Il punto di appoggio per la via normale è la Cabane de Tracuit, ricostruita nel 2014 e collocata sopra una balza rocciosa all’inizio del Turtmanngletscher. La prima giornata ci vede impegnati proprio lungo il sentiero che supera i 1600 metri di dislivello presenti tra l’abitato di Zinal ed il rifugio.

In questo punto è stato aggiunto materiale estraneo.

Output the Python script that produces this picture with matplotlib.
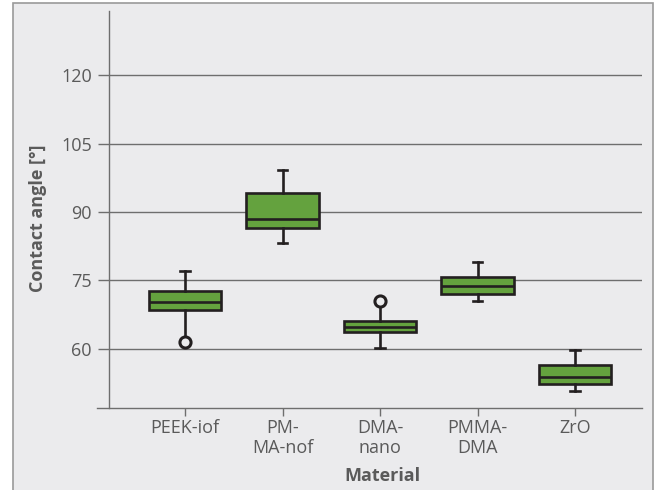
import matplotlib
matplotlib.use("Agg")
import matplotlib.pyplot as plt
from matplotlib.patches import Rectangle
from matplotlib.lines import Line2D

plt.rcParams['font.family'] = ['Open Sans', 'DejaVu Sans']

# data
materials = ["PEEK-iof", "PM-\nMA-nof", "DMA-\nnano", "PMMA-\nDMA", "ZrO"]
q1 = [68.4, 86.4, 63.7, 72.1, 52.2]
med = [70.2, 88.4, 64.8, 73.8, 53.8]
q3 = [72.6, 94.1, 66.0, 75.7, 56.5]
whis_lo = [61.5, 83.3, 60.2, 70.5, 50.7]
whis_hi = [77.0, 99.3, 70.4, 79.0, 59.7]
outliers = [[61.5], [], [70.4], [], []]
yticks = [60, 75, 90, 105, 120]

bg = '#ebebed'
txt = '#5a5a5a'
edge = '#231f20'
green = '#64a23e'
axc = '#6e6e6e'

fig = plt.figure(figsize=(6.6, 4.9), dpi=100)
fig.patch.set_facecolor('white')
fig.patches.append(Rectangle((12.5 / 660, -0.01), (653.3 - 12.5) / 660, 1 - 3.5 / 490 + 0.01,
                             transform=fig.transFigure, facecolor=bg,
                             edgecolor='#9a9a9a', lw=1.2, zorder=-5))

x0, x1, yb, yt = 108.5, 642, 407.5, 11
ax = fig.add_axes([x0 / 660, 1 - yb / 490, (x1 - x0) / 660, (yb - yt) / 490])
ax.set_facecolor('none')

stats = []
for i in range(len(materials)):
    stats.append(dict(med=med[i], q1=q1[i], q3=q3[i], whislo=whis_lo[i],
                      whishi=whis_hi[i], fliers=outliers[i]))

for y in yticks:
    ax.axhline(y, color=axc, lw=1.0, zorder=1)

lw = 1.9
ax.bxp(stats, positions=range(1, 6), widths=0.745, patch_artist=True,
       boxprops=dict(facecolor=green, edgecolor=edge, lw=lw),
       medianprops=dict(color=edge, lw=lw),
       whiskerprops=dict(color=edge, lw=lw),
       capprops=dict(color=edge, lw=lw),
       capwidths=0.095,
       flierprops=dict(marker='o', markersize=8, markerfacecolor=bg,
                       markeredgecolor=edge, markeredgewidth=2.2),
       zorder=3)
for ln in ax.lines:
    if ln.get_marker() == 'o':
        ln.set_zorder(5)

ax.set_xlim(0.215, 0.215 + (x1 - x0) / 97.5)
ax.set_ylim(47.11, 134.12)
ax.set_yticks(yticks)
ax.set_xticks(range(1, 6))
ax.set_xticklabels(materials)

for s in ['top', 'right', 'bottom']:
    ax.spines[s].set_visible(False)
ax.spines['left'].set_color(axc)
ax.spines['left'].set_linewidth(1.0)
# bottom axis line extended under the y ticks
fig.add_artist(Line2D([97 / 660, x1 / 660], [1 - yb / 490, 1 - yb / 490],
                      color=axc, lw=1.0, transform=fig.transFigure))

ax.tick_params(axis='y', length=8, width=1.0, color=axc, labelcolor=txt,
               labelsize=13, pad=4)
ax.tick_params(axis='x', length=6, width=1.0, color=axc, labelcolor=txt,
               labelsize=13, pad=2)

fig.text(38 / 660, 1 - 218 / 490, "Contact angle [°]", rotation=90, ha='center',
         va='center', fontsize=13, fontweight='bold', color=txt)
fig.text(382 / 660, 1 - 476 / 490, "Material", ha='center', va='center',
         fontsize=13, fontweight='bold', color=txt)

fig.savefig("out.png", dpi=100)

La bella giornata ci permette di godere del fantastico panorama che circonda questo percorso, completamente immerso nella famosa “Corona Imperiale”. Raggiunta la Cabane, abbiamo la possibilità di trascorre il pomeriggio sulla fantastica terrazza del rifugio, con vista su Bishorn, Weisshorn, Zinalrothorn, Oberbabelhorn e Dent Blanche.  

 

Il mattino seguente la sveglia è accompagnata dalla sorpresa di vedere molte nuvole intorno al rifugio. Le previsioni consultate il giorno prima ci confortano e dunque, dopo aver fatto colazione, partiamo alla volta della cima. Percorriamo una prima parte su una comoda pietraia e dopo circa un quarto d’ora calziamo i ramponi e mettiamo piede sul ghiacciaio, ancora in discrete condizioni. Purtroppo le nuvole non si allontanano e quella che inizialmente sembra una lieve pioggerella diventa un forte scroscio. La visibilità rimane buona e, vista la buona traccia, proseguiamo a salire. La pendenza aumenta a differenza della pioggia che cessa completamente fino a lasciare spazio ad un forte vento. Incontriamo nel mentre alcune cordate che, partite poco dopo le 2, erano dirette al Weisshorn, tutte rinunciatarie. Le nuvole cancellano il panorama ed infatti raggiungiamo prima il colletto tra le due cime e poi la vetta principale senza poter godere del fantastico scorcio della cresta del Weisshorn. 

Come sulla vetta dello Strahlhorn, anche qui il vento ci costringe ad una breve permanenza sulla massima sommità, prima di intraprendere la comoda discesa verso il rifugio, che raggiungiamo nuovamente accompagnati dalla pioggia. Il raggiungimento di Zinal richiede ancora un po’ di tempo e fatica, ma lo sforzo è ripagato da un ottimo pranzo prima del ritorno.